At my very first time using FPV, joystick & rudder I noticed it's about five times better than line of sight RC - at least for me - feet on rudders and hands on a stick is way more intuitive than the video-game-like RC controllers. I kinda suck flying with my thumbs.
First a shot of the old ground control setup (will be almost the same, just add me with an Oculus Rift on my face), then the bird, a shot of the cockpit during testing, where I used my webcam as video input, just to test and demonstrate and finally one where I was trying out the cockpit with an FPV recording played back on the VR screen.
Now, from above pic, I want more immersion, and I want to AVOID the downsides that come with a screen on the field: glare and reflections, requiring this huge shroud over the laptop to prevent such things.
Given I have an Oculus Rift dev kit and I'm a programmer, I figured I'd expand my skills beyond web & c++, venturing into 3D environment development using Unity3D.
I've seen other Oculus demos for FPV, but most are terrible: Why? Because "slapping the video onto the display" is not the way to adapt content for the Oculus Rift. If the content you present the player/user is not coordinating with head movement, said user will vomit after 10 minutes of use, not to mention fall into a long VR sickness stint that can last hours. The best VR demos I've seen so far are one where your movement fully interacts and fully coordinates with the VR 3D environment.
My FPV, given the fast motion of a rocket, would need to offer two things: Since the FPV image is not stereoscopic 3D, which is a must, must, must in the Rift, again to prevent motion sickness, I needed a 3D environment within which a large screen would exist. On this screen, the FPV video would be projected. Think of it as a single person movie theater. Now I would also add elements within the VR environment to provide the user a separation between themselves and the FPV feed. This separating environment would then be fully coordinated with head movement just like any properly developed VR app.
The result is so far extremely encouraging. Watch the video below. At first I open with a quick explanation of the app, show a very incomplete use scenario, and by the halfway mark, I show the candy: The VR cockpit plays back some recorded FPV video from the very cruise rocket I intend to fly with this. The result is a comfortable viewing environment that will inherently eliminate all reflections and glare issues, provide maximum distraction free immersion and allow me full authority over the aircraft.
Not seeing the controls themselves will not be an issue since I have rehearsed this scenario in actual flying games (War Thunder) and driving simulators (iRacing) and have been surprised by how I simply always have my hands in the right place and press the correct buttons without seeing said controllers.

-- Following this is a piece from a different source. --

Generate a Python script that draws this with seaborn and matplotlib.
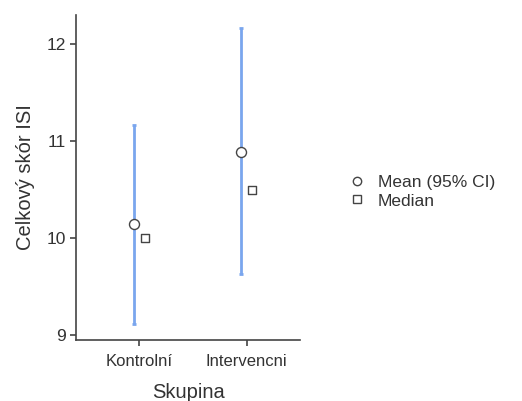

[video=youtube;LOkYWC8Ks2I]https://www.youtube.com/watch?v=LOkYWC8Ks2I[/video]
The only catch? And I am indeed rehearsing this. I need to look directly at the rocket at liftoff. I keep her straight well that way. I'll hold the rift away from my face, extending the head strap to see the rocket directly at ignition, and as soon as I pass 1s after burnout, I'll slap the Rift on and get to business. All this will be recorded, so I should be able to report the performance here. One thing I know is the laptop's GPU is being stretched to its very upper limits by this. VR requires a card capable of rolling out 120 monoscopic frames per second at 720p ... the very minimum (resulting in 60fps stereoscopic). Any less, and your user gradually feels sick.
Down the line, this is SCREAMING for a 180 degree stereoscopic camera. Then I can allow the VR pilot to "VR-look-left-and-right" and the stereo 3D would go a long way into immersing the pilot ten times more.
If the video comes back with me leaning over a puke bucket, time to re-think the cockpit or get a better GPU. I'm able to spend 4 hours straight in iRacing - I'm not too worried, but who knows.